Con su belleza y su aire melancólico, se convirtió en la musa de varios directores identificados con el cine independiente. Protagonista de tres películas que llegan a la cartelera este año, la actriz cuenta que busca la forma de renovarse con cada trabajo.
16 de mayo de 2016
Estreno. Salas es una de las protagonistas de Lulú, la nueva película de Luis Ortega. (Prensa)
Este año, si todo sale bien, va a tener tres películas en cartel: Algunas chicas, de Santiago Palavecino, que formó parte de la competencia internacional del bafici un par de años atrás; Lulú, de Luis Ortega, que compitió en la sección argentina de ese mismo festival el año pasado, y pasó con éxito por el de Roma; y La helada negra, de Maximiliano Schonfeld, que ya la llevó a Berlín y acaba de ser estrenada en el festival porteño de cine independiente.

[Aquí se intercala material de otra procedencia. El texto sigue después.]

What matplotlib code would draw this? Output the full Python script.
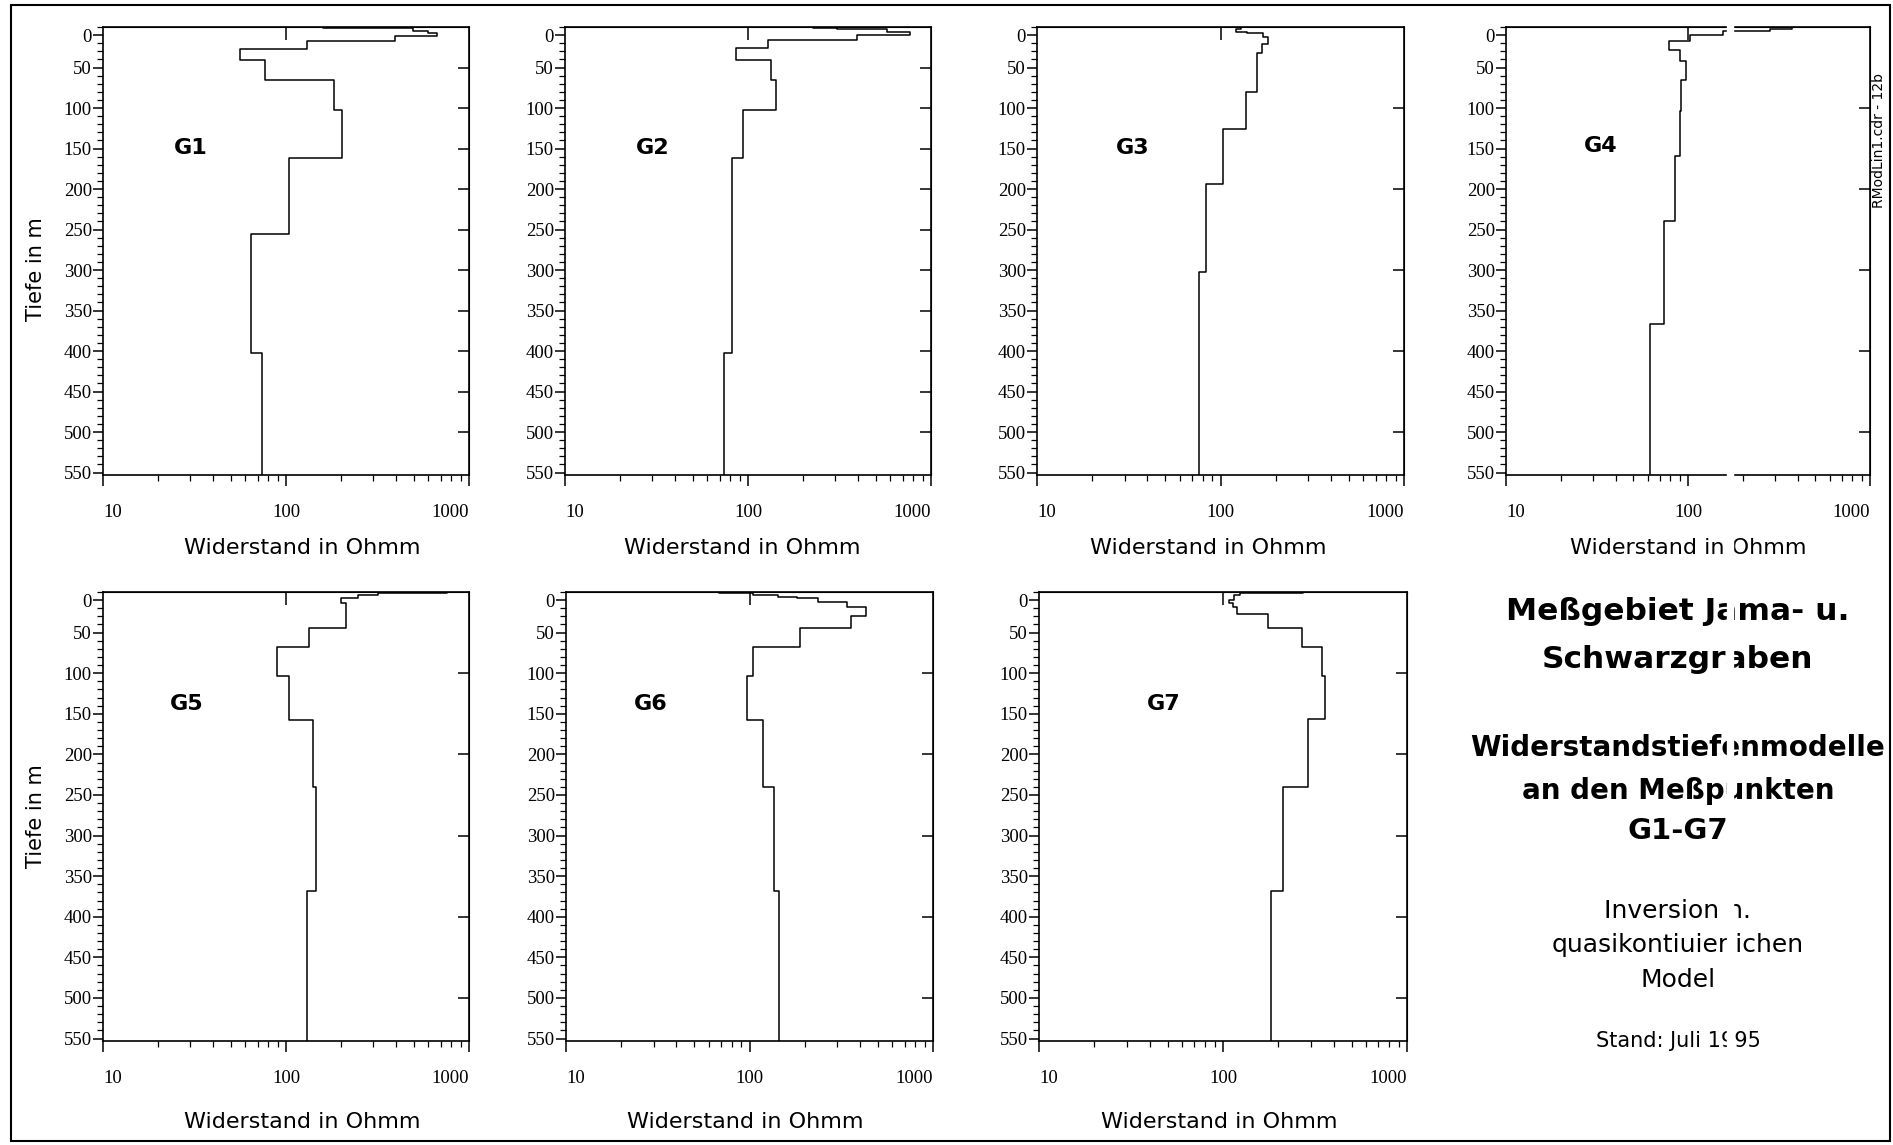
import numpy as np
import matplotlib.pyplot as plt
from matplotlib.patches import Rectangle
from matplotlib.ticker import FixedLocator, FixedFormatter, LogLocator, MultipleLocator, NullFormatter, NullLocator

# layer resistivities (Ohmm) and depth of each layer base (m)
names = ['G1', 'G2', 'G3', 'G4', 'G5', 'G6', 'G7']

rho_g1 = [160, 497, 600, 666, 394, 130, 56, 77, 183, 203, 104, 64.5, 74]
base_g1 = [1, 4.5, 7.8, 11, 17, 27, 41, 66, 103, 162, 256, 403, 600]

rho_g2 = [227, 305, 573, 768, 393, 128, 86, 134, 143, 94, 82, 74]
base_g2 = [1.6, 2.9, 5.7, 9.8, 16, 25.4, 40.6, 65, 102, 162, 403, 600]

rho_g3 = [130, 122, 139, 171, 182, 168, 159, 138, 103, 83, 76]
base_g3 = [2, 5.7, 7.8, 11.9, 21.3, 32.4, 80.8, 125.5, 194.4, 302.5, 600]

rho_g4 = [371, 282, 156, 102, 78.7, 90.4, 97, 92, 90.4, 84.5, 73.6, 62]
base_g4 = [3, 5, 9.5, 17.5, 28, 42.5, 66, 104, 159, 239, 367, 600]

rho_g5 = [755, 320, 248, 201, 212, 134, 89, 104, 140, 146, 131]
base_g5 = [1, 3.7, 7.8, 14, 44.7, 68, 103, 158, 240, 368, 600]

rho_g6 = [68, 105, 143, 181, 237, 339, 431, 356, 188, 105, 96.6, 118, 136, 144]
base_g6 = [1, 3.7, 5.7, 7.8, 12.7, 18.8, 29, 44.7, 68, 103, 158, 240, 368, 600]

rho_g7 = [273, 124, 115, 108, 113, 119, 175, 270, 347, 358, 289, 213, 183]
base_g7 = [1, 3.7, 9.8, 14, 18, 27.5, 44, 67.3, 103, 156.7, 240, 368, 600]

rho = [rho_g1, rho_g2, rho_g3, rho_g4, rho_g5, rho_g6, rho_g7]
base = [base_g1, base_g2, base_g3, base_g4, base_g5, base_g6, base_g7]

x_ticks = [10, 100, 1000]
x_ticklabels = ['10', '100', '1000']
y_ticks = [10] + list(range(50, 551, 50))
y_ticklabels = ['0'] + [str(v) for v in range(50, 551, 50)]

W, H = 1893, 1145
fig = plt.figure(figsize=(W / 100, H / 100), dpi=100)

# panel boxes in pixels: left, right, top, bottom
boxes = [(103, 469, 27, 475), (565, 931, 27, 475), (1037, 1404, 27, 475), (1506, 1870, 27, 475),
         (103, 469, 592, 1041), (566, 933, 592, 1041), (1039, 1407, 592, 1041)]
name_pos = [(0.24, 0.73), (0.24, 0.73), (0.26, 0.73), (0.26, 0.735),
            (0.23, 0.75), (0.23, 0.75), (0.34, 0.75)]
xlabel_x = [0.544, 0.484, 0.466, 0.5, 0.544, 0.489, 0.489]
right_step = [50, 50, 100, 100, 100, 100, 100]

sans = 'DejaVu Sans'
serif = 'Liberation Serif'

for i in range(7):
    l, r, t, b = boxes[i]
    ax = fig.add_axes([l / W, 1 - b / H, (r - l) / W, (b - t) / H])

    v = np.array(rho[i], dtype=float)
    z = np.array(base[i], dtype=float)
    tops = np.concatenate([[0], z[:-1]])
    xs = np.repeat(v, 2)
    ys = np.column_stack([tops, z]).ravel()
    ax.plot(xs, ys, color='black', lw=1.1)

    ax.set_xscale('log')
    ax.set_xlim(10, 1000)
    ax.set_ylim(553, 0)

    ax.xaxis.set_major_locator(FixedLocator(x_ticks))
    ax.xaxis.set_major_formatter(FixedFormatter(x_ticklabels))
    ax.xaxis.set_minor_locator(LogLocator(subs=np.arange(2, 10)))
    ax.xaxis.set_minor_formatter(NullFormatter())
    ax.yaxis.set_major_locator(FixedLocator(y_ticks))
    ax.yaxis.set_major_formatter(FixedFormatter(y_ticklabels))
    ax.yaxis.set_minor_locator(MultipleLocator(10))

    ax.tick_params(axis='x', which='major', direction='out', length=8, width=1.1, top=False, pad=13)
    ax.tick_params(axis='x', which='minor', direction='out', length=4, width=0.9, top=False)
    ax.tick_params(axis='y', which='major', direction='out', length=7, width=1.1, right=False, pad=1)
    ax.tick_params(axis='y', which='minor', direction='out', length=4, width=0.9, right=False)
    for lab in ax.get_xticklabels() + ax.get_yticklabels():
        lab.set_family(serif)
        lab.set_fontsize(13.5)
    xl = ax.get_xticklabels()
    xl[0].set_ha('left')
    xl[2].set_ha('right')

    for s in ax.spines.values():
        s.set_linewidth(1.2)

    top = ax.secondary_xaxis('top')
    top.xaxis.set_major_locator(FixedLocator([100]))
    top.xaxis.set_minor_locator(NullLocator())
    top.tick_params(direction='in', length=9, width=1.1, labeltop=False)

    right = ax.secondary_yaxis('right')
    right.yaxis.set_major_locator(FixedLocator(list(range(right_step[i], 501, right_step[i]))))
    right.yaxis.set_minor_locator(NullLocator())
    right.tick_params(direction='in', length=8, width=1.1, labelright=False)

    ax.set_xlabel('Widerstand in Ohmm', fontsize=16, family=sans)
    ax.xaxis.set_label_coords(xlabel_x[i], -0.163 if i < 4 else -0.18)
    ax.xaxis.label.set_va('center')
    if i in (0, 4):
        ax.set_ylabel('Tiefe in m', fontsize=15, family=sans)
        ax.yaxis.set_label_coords(-0.183, 0.46 if i == 0 else 0.5)
        ax.yaxis.label.set_va('center')

    ax.text(name_pos[i][0], name_pos[i][1], names[i], transform=ax.transAxes,
            fontsize=16, fontweight='bold', family=sans, ha='center', va='center')

# title block
cx = 1678 / W
title_lines = [('Meßgebiet Jama- u.', 612, 22.5, 'bold'),
               ('Schwarzgraben', 660, 22.5, 'bold'),
               ('Widerstandstiefenmodelle', 748, 20, 'bold'),
               ('an den Meßpunkten', 791, 20, 'bold'),
               ('G1-G7', 831, 21, 'bold'),
               ('Inversion n.', 911, 18, 'normal'),
               ('quasikontiuierlichen', 945, 18, 'normal'),
               ('Model', 980, 18, 'normal'),
               ('Stand: Juli 1995', 1041, 15, 'normal')]
for txt, y, fs, fw in title_lines:
    fig.text(cx, 1 - y / H, txt, ha='center', va='center', fontsize=fs, fontweight=fw, family=sans)

fig.text(1879 / W, 1 - 140 / H, 'RModLin1.cdr - 12b', rotation=90, ha='center', va='center',
         fontsize=10, family=sans)

# scan stripe and page frame
fig.add_artist(Rectangle((1727 / W, 1 - 1138 / H), 6 / W, (1138 - 18) / H,
                         transform=fig.transFigure, color='white', zorder=20))
fig.add_artist(Rectangle((11 / W, 1 - 1141 / H), (1890 - 11) / W, (1141 - 5) / H,
                         transform=fig.transFigure, fill=False, lw=1.5, color='black', zorder=21))

fig.savefig('out.png', dpi=100, facecolor='white')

El perfil de Ailín Salas parece ser ese: producciones de presupuestos modestos, pero con una importante proyección en circuitos alternativos al de los estrenos comerciales. Entre los directores del indie nacional, Salas se ha convertido en una suerte de musa, en parte por su belleza natural –su pelo oscuro y enrulado, sus ojos grandes e hipnóticos– pero también por cierta cualidad misteriosa, un halo inquietante, por momentos hasta fantasmagórico, que emana de sus personajes.

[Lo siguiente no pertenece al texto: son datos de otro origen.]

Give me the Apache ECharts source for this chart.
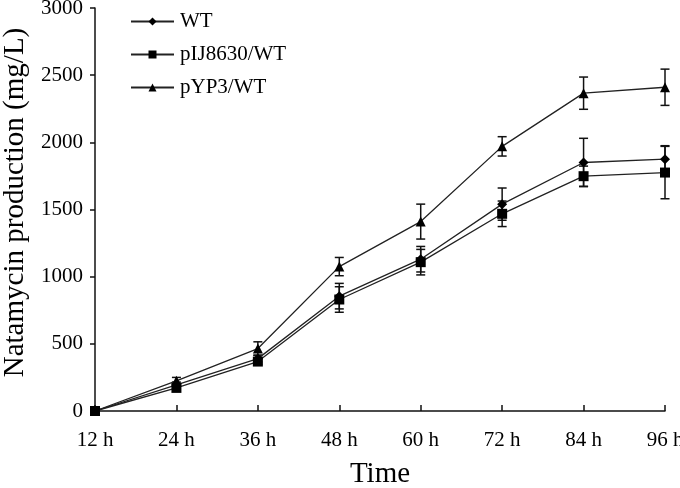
<!DOCTYPE html>
<html>
<head>
<meta charset="utf-8">
<script src="https://cdn.jsdelivr.net/npm/echarts@6/dist/echarts.min.js"></script>
<style>
html,body{margin:0;padding:0;background:#fff;}
#chart{width:680px;height:488px;}
</style>
</head>
<body>
<div id="chart"></div>
<script>
var categories = ['12 h','24 h','36 h','48 h','60 h','72 h','84 h','96 h'];
var wt = [0, 195, 390, 855, 1130, 1540, 1850, 1875];
var wtErr = [0, 20, 25, 95, 95, 120, 180, 100];
var pij = [0, 172, 368, 830, 1108, 1468, 1748, 1775];
var pijErr = [0, 15, 20, 95, 95, 95, 75, 195];
var pyp = [0, 225, 465, 1075, 1410, 1970, 2366, 2410];
var pypErr = [0, 25, 50, 68, 130, 72, 120, 135];
var yTicks = [0, 500, 1000, 1500, 2000, 2500, 3000];

var FONT = 'Liberation Serif';
var INK = '#111';

function errData(vals, errs) {
  var out = [];
  for (var i = 0; i < vals.length; i++) {
    if (errs[i] > 0) out.push([i, vals[i] - errs[i], vals[i] + errs[i]]);
  }
  return out;
}

function renderErr(params, api) {
  var x = api.value(0);
  var lo = api.coord([x, api.value(1)]);
  var hi = api.coord([x, api.value(2)]);
  var hw = 4.5;
  var st = {stroke: INK, lineWidth: 1.5};
  return {
    type: 'group',
    children: [
      {type: 'line', shape: {x1: lo[0], y1: lo[1], x2: hi[0], y2: hi[1]}, style: st},
      {type: 'line', shape: {x1: lo[0] - hw, y1: lo[1], x2: lo[0] + hw, y2: lo[1]}, style: st},
      {type: 'line', shape: {x1: hi[0] - hw, y1: hi[1], x2: hi[0] + hw, y2: hi[1]}, style: st}
    ]
  };
}

function lineSeries(name, data, symbol, size) {
  return {
    name: name, type: 'line', data: data,
    symbol: symbol, symbolSize: size, showSymbol: true,
    lineStyle: {color: '#222', width: 1.3},
    itemStyle: {color: '#000', borderWidth: 0},
    z: 3, animation: false
  };
}

function errSeries(name, vals, errs) {
  return {
    name: name, type: 'custom', renderItem: renderErr,
    data: errData(vals, errs), z: 2, animation: false,
    encode: {x: 0, y: [1, 2]}
  };
}

var chart = echarts.init(document.getElementById('chart'), null, {renderer: 'canvas'});
chart.setOption({
  backgroundColor: '#fff',
  animation: false,
  grid: {left: 95, right: 15, top: 8, bottom: 77, containLabel: false, outerBoundsMode: 'none'},
  legend: {
    orient: 'vertical', left: 130, top: 11, padding: 0,
    itemWidth: 43, itemHeight: 10, itemGap: 12,
    data: ['WT', 'pIJ8630/WT', 'pYP3/WT'],
    textStyle: {fontFamily: FONT, fontSize: 21, color: '#000', padding: [0, 0, 0, 1]}
  },
  xAxis: {
    type: 'category', data: categories, boundaryGap: false,
    name: 'Time', nameLocation: 'middle', nameGap: 49,
    nameTextStyle: {fontFamily: FONT, fontSize: 29, color: '#000'},
    axisLine: {lineStyle: {color: INK, width: 1.5}},
    axisTick: {inside: true, length: 6, lineStyle: {color: INK, width: 1.5}},
    axisLabel: {fontFamily: FONT, fontSize: 21, color: '#000', margin: 19},
    splitLine: {show: false}
  },
  yAxis: {
    type: 'value', min: yTicks[0], max: yTicks[yTicks.length - 1], interval: 500,
    name: 'Natamycin production (mg/L)', nameLocation: 'middle', nameGap: 62,
    nameTextStyle: {fontFamily: FONT, fontSize: 29, color: '#000', padding: [0, 0, 0, 14]},
    axisLine: {show: true, lineStyle: {color: INK, width: 1.5}},
    axisTick: {show: true, length: 5, lineStyle: {color: INK, width: 1.5}},
    axisLabel: {fontFamily: FONT, fontSize: 21, color: '#000', margin: 12,
      formatter: function (v) { return String(v); }},
    splitLine: {show: false}
  },
  series: [
    lineSeries('WT', wt, 'diamond', 10),
    lineSeries('pIJ8630/WT', pij, 'rect', 10),
    lineSeries('pYP3/WT', pyp, 'triangle', 10),
    errSeries('WT', wt, wtErr),
    errSeries('pIJ8630/WT', pij, pijErr),
    errSeries('pYP3/WT', pyp, pypErr)
  ]
});
</script>
</body>
</html>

«Es cierto que hay algo en común en mis trabajos. Yo trabajo desde mí misma, y hay cosas que se pueden repetir en algunos de mis personajes, aunque las películas y sus directores sean bien distintos», admite en entrevista con Acción. «Estoy buscando la forma de renovarme. Ya pasó mucho tiempo desde que empecé, y aunque soy joven, creo que hay algo que comenzó a agotarse, me tengo que regenerar. Pero es cierto que siempre doy un aire melancólico, eso es lo que yo proyecto y creo que es la razón por la que me llaman».
Salas era pareja de Luis Ortega cuando este concibió Lulú, su sexta película, a la que también puede llamarse Lu-Lu, por sus dos protagonistas: Ludmila y Lucas (Nahuel Pérez Biscayart). Es una historia de amor disparatado, de personajes libres y un poco a la deriva, cuyo magnetismo proviene en buena medida de esas características –en parte físicas, hasta un punto inasibles– que es posible identificar como una cuerda común a los distintos personajes que lleva compuestos la actriz en casi 10 años de carrera.

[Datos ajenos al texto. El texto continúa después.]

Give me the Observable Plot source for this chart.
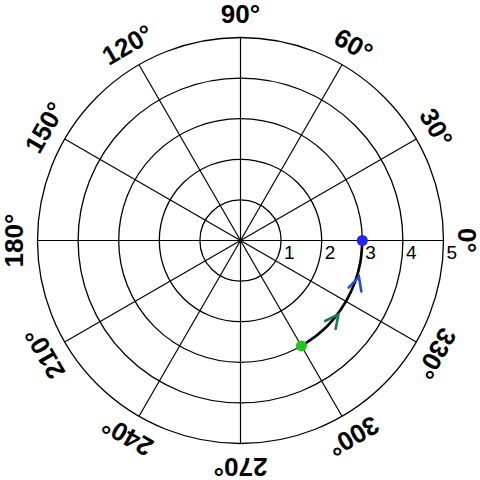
<!DOCTYPE html>
<html><head><meta charset="utf-8">
<script src="https://cdn.jsdelivr.net/npm/d3@7"></script>
<script src="https://cdn.jsdelivr.net/npm/@observablehq/plot@0.6"></script>
<style>body{margin:0;background:#fff}</style>
</head><body><div id="chart"></div>
<script>
// ---- data ----
const ringRadii = [1, 2, 3, 4, 5];
const spokeAngles = [0, 30, 60, 90, 120, 150, 180, 210, 240, 270, 300, 330];
const angleLabels = ["0°", "30°", "60°", "90°", "120°", "150°", "180°", "210°", "240°", "270°", "300°", "330°"];
const radialTicks = [1, 2, 3, 4, 5];
const radialTickLabels = ["1", "2", "3", "4", "5"];
const pathAngles = [-60, -50, -40, -30, -20, -10, 0];
const pathRadii = [3, 3, 3, 3, 3, 3, 3];
const startAngle = -60, startRadius = 3;
const endAngle = 0, endRadius = 3;
const arrowAngles = [-37, -17];
const arrowRadii = [3.02, 3.05];
const arrowColors = ["#1b7a52", "#1f4fd6"];

// ---- helpers ----
const rad = a => a * Math.PI / 180;
const px = (r, a) => r * Math.cos(rad(a));
const py = (r, a) => r * Math.sin(rad(a));
const rMax = 5;
const labelR = 5.55;

const spokes = spokeAngles.map(a => ({a}));
const labels = spokeAngles.map((a, i) => ({a, t: angleLabels[i]}));
const ticks = radialTicks.map((r, i) => ({r, t: radialTickLabels[i]}));
const path = pathAngles.map((a, i) => ({a, r: pathRadii[i]}));
const arrows = arrowAngles.map((a, i) => ({a, r: arrowRadii[i], c: arrowColors[i]}));
const endpoints = [
  {a: startAngle, r: startRadius, c: "#22c522"},
  {a: endAngle, r: endRadius, c: "#2424f5"}
];

const chevron = {
  draw(ctx) {
    ctx.moveTo(-6.6, 13.4);
    ctx.lineTo(0, 0);
    ctx.lineTo(6.6, 13.4);
  }
};

const font = "'Liberation Sans', Arial, sans-serif";

const chart = Plot.plot({
  width: 480,
  height: 480,
  margin: 0,
  x: {domain: [-rMax, rMax], range: [37, 443], axis: null},
  y: {domain: [-rMax, rMax], range: [443, 37], axis: null},
  r: {type: "linear", domain: [0, rMax], range: [0, 203]},
  color: {type: "identity"},
  style: {background: "white", fontFamily: font},
  marks: [
    Plot.dot(ringRadii, {x: () => 0, y: () => 0, r: d => d, fill: "none", stroke: "black", strokeWidth: 1.3}),
    Plot.link(spokes, {x1: () => 0, y1: () => 0, x2: d => px(rMax, d.a), y2: d => py(rMax, d.a), stroke: "black", strokeWidth: 1.2}),
    Plot.line(path, {x: d => px(d.r, d.a), y: d => py(d.r, d.a), stroke: "black", strokeWidth: 2.7, curve: "catmull-rom"}),
    Plot.vector(arrows, {x: d => px(d.r, d.a), y: d => py(d.r, d.a), rotate: d => -d.a, length: 0, anchor: "start", shape: chevron, stroke: d => d.c, strokeWidth: 2.6, strokeLinecap: "round", strokeLinejoin: "miter"}),
    Plot.dot(endpoints, {x: d => px(d.r, d.a), y: d => py(d.r, d.a), r: 5.5, fill: d => d.c, stroke: "none"}),
    Plot.text(ticks, {x: d => d.r, y: () => 0, text: d => d.t, textAnchor: "start", dx: 3, dy: 12.5, fontSize: 19, fill: "black"}),
    Plot.text(labels, {x: d => px(labelR, d.a), y: d => py(labelR, d.a), text: d => d.t, rotate: d => 90 - d.a, fontSize: 26, fontWeight: "bold", fill: "black"})
  ]
});
document.getElementById("chart").appendChild(chart);
</script>
</body></html>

Hija de una brasileña (de Aracajú, nordeste de Brasil) y un argentino, a los 10 años empezó a participar en castings para publicidades, y filmó su primera película a los 13 con Lucía Puenzo: XXY. Desde entonces filmó, entre otras, El niño pez (la siguiente de Puenzo), La sangre brota (Pablo Fendrik), Abrir puertas y ventanas (que la mostró dueña de una sensualidad poderosa, pero de algún modo inconciente), Dromómanos (Ortega) y, más cerca en el tiempo, Mariposa (Marco Berger) y la sensible y melancólica La vida de alguien (Ezequiel Acuña). A estos últimos años también corresponde uno de sus trabajos más exitosos, en términos de masividad, como Clara, una de las pacientes de En terapia: una chica inestable, de tendencias suicidas.
«Creo que soy así», dice Salas, volviendo sobre la cuestión de ese rayo de enigma y encantamiento que cruza a sus personajes. «Evoluciono como actriz y, a la vez, cambio como persona. Tiene que ver también con mi timidez: a los 14, cuando llevaba 3 años estudiando en la escuela de Hugo Midón, me fui porque empezaba la etapa de coreografía y baile, y yo era tímida. Siempre lo fui, la gente me dice que es raro que sea tímida y a la vez sea actriz», confiesa, pero reconoce que puede que ese sea justamente el secreto. «Pude convivir con las dos cosas, y en el momento de actuar me permito cosas que no me permito en la vida. Sigue sin gustarme mucho dar entrevistas, no me gusta la exposición desde mí, pero sí me interesa en otro contexto, en un rodaje, en la ficción, contenida: ahí me lanzo, soy mucho más arriesgada».